North Vancouver’s Cole Keffer has remained cool under pressure while playing many sports at an elite level, but he readily admits he was rattled by a new opponent Sunday night.
“I was freaking out,” he says. “I didn’t know what to do with myself – pacing around the clubhouse, talking to everyone. I couldn’t stand still, couldn’t sit still. I was nervous. Nervous, to say the least.”
So what was it that rattled this multi-sport star who has won provincial titles in soccer, national titles in rugby, even a world title in ultimate Frisbee? It was, of course, a pair of scissors and an electric razor.
On Sunday night Keffer chopped off some of the most famous locks on the North Shore sports scene, finally losing the golden curls that made him stand out on any field of play almost as much as his dazzling athletic prowess.
It was for a good cause – he raised more than $10,000 for charity – but that doesn’t mean it was easy.
“I’ve never had short hair before,” he says, adding that right from birth his parents loved his curly blond hair and mostly left it alone. “They never wanted to cut it. Then I liked it, so it just became sort of a thing – I was going to have long hair.”
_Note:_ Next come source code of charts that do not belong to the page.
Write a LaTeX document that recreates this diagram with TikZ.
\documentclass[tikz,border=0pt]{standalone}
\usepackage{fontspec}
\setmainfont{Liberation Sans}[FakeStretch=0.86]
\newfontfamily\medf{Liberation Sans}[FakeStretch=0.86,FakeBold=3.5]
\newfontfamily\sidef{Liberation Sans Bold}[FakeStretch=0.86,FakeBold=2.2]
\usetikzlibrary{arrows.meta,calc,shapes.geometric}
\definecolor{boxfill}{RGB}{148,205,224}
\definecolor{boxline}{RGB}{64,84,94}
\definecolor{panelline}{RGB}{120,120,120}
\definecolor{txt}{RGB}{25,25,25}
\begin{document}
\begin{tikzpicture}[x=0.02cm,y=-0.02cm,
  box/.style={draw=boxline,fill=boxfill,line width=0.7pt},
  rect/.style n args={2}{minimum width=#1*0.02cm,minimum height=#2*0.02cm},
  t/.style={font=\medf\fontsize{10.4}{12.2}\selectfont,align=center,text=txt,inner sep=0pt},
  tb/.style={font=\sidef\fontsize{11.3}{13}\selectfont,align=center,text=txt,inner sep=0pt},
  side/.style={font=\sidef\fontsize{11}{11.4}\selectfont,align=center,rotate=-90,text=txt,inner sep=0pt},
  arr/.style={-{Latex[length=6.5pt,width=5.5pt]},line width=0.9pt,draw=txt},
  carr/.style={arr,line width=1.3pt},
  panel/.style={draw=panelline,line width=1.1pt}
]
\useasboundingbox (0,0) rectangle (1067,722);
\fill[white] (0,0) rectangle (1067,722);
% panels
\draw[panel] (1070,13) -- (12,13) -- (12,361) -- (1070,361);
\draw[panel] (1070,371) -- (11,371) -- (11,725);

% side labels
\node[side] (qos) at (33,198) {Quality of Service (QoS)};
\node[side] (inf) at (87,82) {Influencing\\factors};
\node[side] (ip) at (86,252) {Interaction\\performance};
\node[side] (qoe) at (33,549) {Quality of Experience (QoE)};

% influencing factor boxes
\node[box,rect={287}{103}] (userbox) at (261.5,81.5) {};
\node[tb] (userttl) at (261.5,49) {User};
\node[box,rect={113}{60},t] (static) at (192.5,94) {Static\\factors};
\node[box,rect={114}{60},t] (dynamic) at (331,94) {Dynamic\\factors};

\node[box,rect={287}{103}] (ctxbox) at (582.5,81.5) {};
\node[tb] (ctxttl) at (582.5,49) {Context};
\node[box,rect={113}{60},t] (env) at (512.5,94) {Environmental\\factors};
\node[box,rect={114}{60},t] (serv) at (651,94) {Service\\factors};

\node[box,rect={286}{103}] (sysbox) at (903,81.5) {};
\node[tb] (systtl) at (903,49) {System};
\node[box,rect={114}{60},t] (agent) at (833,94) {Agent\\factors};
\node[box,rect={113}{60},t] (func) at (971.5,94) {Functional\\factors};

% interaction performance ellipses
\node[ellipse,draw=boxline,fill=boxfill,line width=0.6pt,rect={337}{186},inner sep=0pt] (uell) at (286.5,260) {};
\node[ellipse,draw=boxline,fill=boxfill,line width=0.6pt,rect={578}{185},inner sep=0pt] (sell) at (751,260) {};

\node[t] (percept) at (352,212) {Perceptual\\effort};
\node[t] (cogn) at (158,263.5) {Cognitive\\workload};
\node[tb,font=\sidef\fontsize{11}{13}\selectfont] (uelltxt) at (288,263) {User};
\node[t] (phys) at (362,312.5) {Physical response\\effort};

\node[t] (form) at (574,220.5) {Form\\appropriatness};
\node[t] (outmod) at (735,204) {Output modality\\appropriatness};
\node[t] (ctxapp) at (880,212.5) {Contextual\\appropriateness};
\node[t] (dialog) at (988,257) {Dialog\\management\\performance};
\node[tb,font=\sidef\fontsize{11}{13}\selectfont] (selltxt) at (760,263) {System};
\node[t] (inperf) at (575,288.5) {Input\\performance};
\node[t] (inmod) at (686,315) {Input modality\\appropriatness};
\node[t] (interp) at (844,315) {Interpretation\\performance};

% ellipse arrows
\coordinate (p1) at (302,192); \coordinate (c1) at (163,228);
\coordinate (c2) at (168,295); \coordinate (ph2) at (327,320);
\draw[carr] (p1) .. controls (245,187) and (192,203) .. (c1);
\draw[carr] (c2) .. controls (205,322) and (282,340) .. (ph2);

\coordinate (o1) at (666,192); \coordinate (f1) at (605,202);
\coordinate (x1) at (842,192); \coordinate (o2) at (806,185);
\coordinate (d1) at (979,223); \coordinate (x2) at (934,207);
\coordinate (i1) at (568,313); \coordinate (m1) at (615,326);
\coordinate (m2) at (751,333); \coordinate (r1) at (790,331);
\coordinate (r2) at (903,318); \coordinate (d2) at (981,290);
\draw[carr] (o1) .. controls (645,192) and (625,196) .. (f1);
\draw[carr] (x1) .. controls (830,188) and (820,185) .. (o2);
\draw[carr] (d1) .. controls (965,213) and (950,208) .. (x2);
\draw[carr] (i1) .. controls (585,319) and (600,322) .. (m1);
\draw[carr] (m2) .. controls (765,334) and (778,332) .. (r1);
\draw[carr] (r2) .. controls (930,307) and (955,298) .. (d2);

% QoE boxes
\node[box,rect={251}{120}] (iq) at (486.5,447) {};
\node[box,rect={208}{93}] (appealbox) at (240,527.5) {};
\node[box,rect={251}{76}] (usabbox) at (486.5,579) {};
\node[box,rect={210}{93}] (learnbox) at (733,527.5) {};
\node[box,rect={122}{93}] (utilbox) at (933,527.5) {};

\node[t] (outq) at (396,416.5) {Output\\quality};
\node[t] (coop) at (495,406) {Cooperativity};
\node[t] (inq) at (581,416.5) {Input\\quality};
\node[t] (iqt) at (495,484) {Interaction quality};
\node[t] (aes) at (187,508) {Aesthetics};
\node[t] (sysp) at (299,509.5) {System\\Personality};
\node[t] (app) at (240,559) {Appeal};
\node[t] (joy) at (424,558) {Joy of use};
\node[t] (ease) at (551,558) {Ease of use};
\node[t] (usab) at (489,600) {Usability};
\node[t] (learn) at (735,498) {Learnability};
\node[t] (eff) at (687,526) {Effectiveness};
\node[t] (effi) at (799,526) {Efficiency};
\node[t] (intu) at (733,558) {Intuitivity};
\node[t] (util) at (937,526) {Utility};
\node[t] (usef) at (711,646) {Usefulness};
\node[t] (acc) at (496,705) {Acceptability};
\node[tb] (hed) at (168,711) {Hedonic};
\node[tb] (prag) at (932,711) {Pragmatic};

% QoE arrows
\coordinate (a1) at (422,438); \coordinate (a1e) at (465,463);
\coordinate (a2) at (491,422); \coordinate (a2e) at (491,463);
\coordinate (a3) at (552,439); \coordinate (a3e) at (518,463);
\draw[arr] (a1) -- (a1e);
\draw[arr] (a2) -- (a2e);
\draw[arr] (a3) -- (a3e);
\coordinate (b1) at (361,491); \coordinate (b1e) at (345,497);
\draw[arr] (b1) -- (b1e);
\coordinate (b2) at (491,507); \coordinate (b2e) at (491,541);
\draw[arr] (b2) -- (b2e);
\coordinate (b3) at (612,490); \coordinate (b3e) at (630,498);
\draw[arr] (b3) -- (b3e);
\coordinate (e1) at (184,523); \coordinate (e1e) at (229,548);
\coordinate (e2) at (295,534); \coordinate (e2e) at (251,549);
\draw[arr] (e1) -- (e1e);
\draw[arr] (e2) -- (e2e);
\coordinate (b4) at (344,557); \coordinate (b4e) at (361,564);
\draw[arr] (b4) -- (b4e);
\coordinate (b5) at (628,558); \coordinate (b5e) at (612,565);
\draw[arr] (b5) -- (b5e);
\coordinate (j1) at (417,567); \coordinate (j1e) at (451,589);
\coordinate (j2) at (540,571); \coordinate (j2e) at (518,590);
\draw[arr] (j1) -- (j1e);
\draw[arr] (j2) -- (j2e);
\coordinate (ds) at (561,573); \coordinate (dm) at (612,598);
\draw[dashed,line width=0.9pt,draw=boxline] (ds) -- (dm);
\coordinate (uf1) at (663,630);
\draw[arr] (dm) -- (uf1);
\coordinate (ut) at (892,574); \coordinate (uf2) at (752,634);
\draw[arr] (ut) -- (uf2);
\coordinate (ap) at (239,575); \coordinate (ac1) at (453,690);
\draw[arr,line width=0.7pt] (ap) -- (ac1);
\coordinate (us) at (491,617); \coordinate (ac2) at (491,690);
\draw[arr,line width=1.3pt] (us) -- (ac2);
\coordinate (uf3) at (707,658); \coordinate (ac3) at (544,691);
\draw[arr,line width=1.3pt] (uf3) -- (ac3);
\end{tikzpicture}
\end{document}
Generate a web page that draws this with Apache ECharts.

As Keffer entered the sports world it became clear that kid with the curls could really play, no matter what the game. At Sutherland secondary he led the soccer team to a provincial title, played point guard for the basketball team and powered their dominant ultimate program. His biggest passion is rugby, a sport that he has played nationally and internationally, most recently teaming with fellow North Shore standouts Elias Ergas, Connor Weyell, and Nick Allen to help the UBC Thunderbirds win the National University Sevens Championship for the first time in team history earlier this month.
Whatever field he was playing on, the man that friends affectionately called ‘Goldilocks’ was always easy to spot.
“It helps to stand out from a crowd a little bit,” Keffer says about the power he drew from his hair. “I think it was my abilities in sport that got me picked for teams and stuff, but it helps to be noticed in tryouts, to be noticed in a crowd almost immediately for your hair. Then what you do after you get noticed – well that’s up to you. But you still need to get noticed. And if you get noticed quickly, it’s probably more beneficial than not.”
In recent months, however, the thought of chopping off the locks for charity crept into Keffer’s mind. He tried to shake it off but the thought kept coming back. The plan was crystallized when a young woman who also went to Sutherland secondary died of cancer earlier this year. Keffer says he didn’t know Chloe Kurney well, but her story inspired him to act.
“That was kind of the trigger,” he says. “It was like, OK, I have the ability to do something, I think I have the connections to make something good happen and raise a lot of money. I need to do this.”
On Sunday night in front of a packed house at UBC’s Gerald McGavin Rugby Centre, Keffer’s mother and grandmother each took a small curl before his sister stepped up to make the biggest chop. Three long ponytails came off, all being donated to Wigs for Kids BC.
“It didn’t feel real until my sister cut off the first big ponytail for donation,” says Keffer. “When I touched my head I knew this was real, there was no going back. I have short hair now.”
The visual results have left Keffer feeling a bit stunned. “It gives me a little shock every time I walk past a mirror or catch my reflection in the glass.”
Much more stunning, however, has been the response from the community, says Keffer, who chose the Childhood Cancer Canada Foundation as his charity.
“Originally when I set my goal at $10,000 I was kind of just shooting for the stars,” he says. “People have known me for my long hair for so long, hopefully that would get people to donate.”
As of Tuesday he’d raised more than $10,600.
“I’m shocked,” he says. It seems he wasn’t the only one who valued those beautiful curls.